Up, Up and Away?

What Does the Bible Say About the Rapture?

Millions of people around the world believe that Jesus Christ will return in their lifetime. Principal among these are born-again Christians, who live their daily lives in anticipation of an imminent rapture.

The basis of the rapture is the belief that Christ will spirit the saints off to heaven before various apocalyptic terrors engulf the earth in what’s referred to as “the tribulation” (see Matthew 24:21). Understanding varies as to the timing of the rapture. Some believe it takes place seven years before Christ’s return, while others believe it precedes that event by only three and a half years. Still others see the rapture occurring after the tribulation, at the time of Christ’s return.

With this degree of confusion, can the Bible shed any light on the matter?

Getting Caught Up

The word rapture comes from the Latin verb rapere, which means “to seize,” “to snatch” or “to carry away.” The word is actually not found in either the Greek or the English Bible, though it was used in the 4th-century Latin Vulgate to translate 1 Thessalonians 4:17: “Then we who are alive and remain shall be caught up [in Latin, rapiemur] together with them in the clouds to meet the Lord in the air. And thus we shall always be with the Lord.”

This passage describes what will happen to Christ’s followers at the time of His return to the earth—an event other scriptures make clear will take place after the tribulation (Matthew 24:29–31).
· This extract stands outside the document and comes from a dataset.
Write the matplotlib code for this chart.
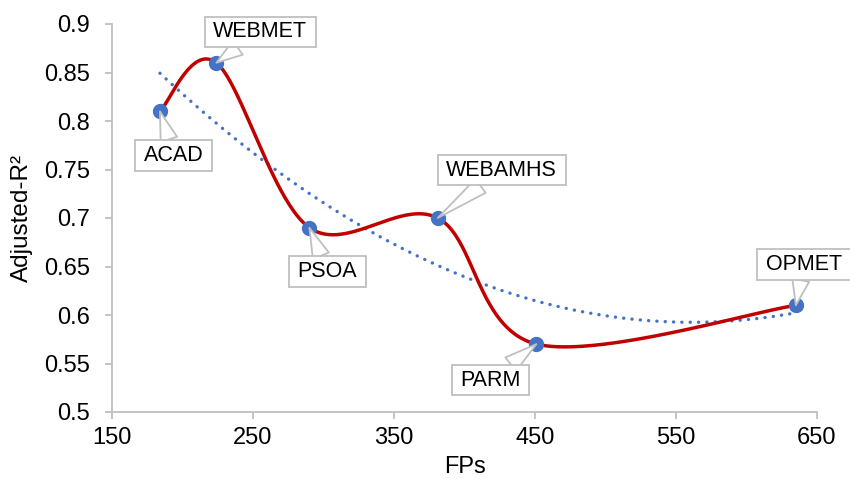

Ideas about a pre-tribulation rapture actually took hold only in the 19th century. Records indicate that Edward Irving, founder of the Catholic Apostolic Church, and John Nelson Darby, an English evangelical and founder of the Plymouth Brethren, were the first to promote the teaching, though some proponents claim that a fourth-century Syrian deacon also taught a pre-tribulation rapture.

Still others claim that the first person to have proposed that Christ’s return would occur in two stages (i.e., first the rapture and then the return of Christ) was Margaret Macdonald, a charismatically inclined Scottish teenager. She supposedly received knowledge about end-time events in a vision during the spring of 1830. An account of her revelation is recorded in an appendix to The Great Rapture Hoax (1983) by Dave MacPherson, an investigative reporter who has undertaken extensive research on the subject.

In September 1830, an Irvingite paper, The Morning Watch, distinguished between the two phases of Christ’s return in an article titled, “On the Epiphany of Our Lord Jesus Christ and the Gathering of His Elect.” The evidence seems to indicate that both Darby and Irving borrowed from Macdonald’s revelation. Whether or not that is the case, this view of the rapture gained acceptance because of its emotional appeal. Understandably, people wanted to believe they could be taken up to heaven before the tribulation enveloped the world.

Theologically Challenged

When Cyrus I. Scofield published his reference Bible in 1909, he included notes that supported the idea of a rapture. This popular volume became a highly influential instrument in promoting the theory. But even among Bible scholars, the timing of the rapture is very much in question, and a growing number challenge the theory altogether. While most of them believe in the rapture, each has his own ideas about it.

Of greater importance than the timing, however, is whether the Scriptures support the rapture theory at all. A careful study shows that the concept, as popularly believed, is not found in the Bible. There are scriptures that at first might seem to indicate that the theory is biblical, but its origins, together with all the scriptures concerning Christ’s return to earth, need to be examined thoroughly and harmonized.

Such an examination reveals that the concept of the rapture is actually misleading.

Pre-tribulationists cite no direct scriptural proof for their position, instead focusing primarily on the teachings of Darby, Irving and others.

Post-tribulationists base their belief on such scriptures as 1 Thessalonians 4:17. In order to properly understand what that verse says, however, we need to study other passages as well.

The primary question concerns where Christ and His followers will be: Will they be in heaven or on earth? Several scriptures state that Christ will return to Jerusalem as a conquering king (Zechariah 14:1–5, 9; Revelation 5:10; 11:15; 19:11–16; 20:4–6). When these and other relevant passages are put together, it becomes clear that the future of the resurrected saints is not to be whisked off to heaven, but to join Christ in the air as He descends to this earth to establish His eternal kingdom.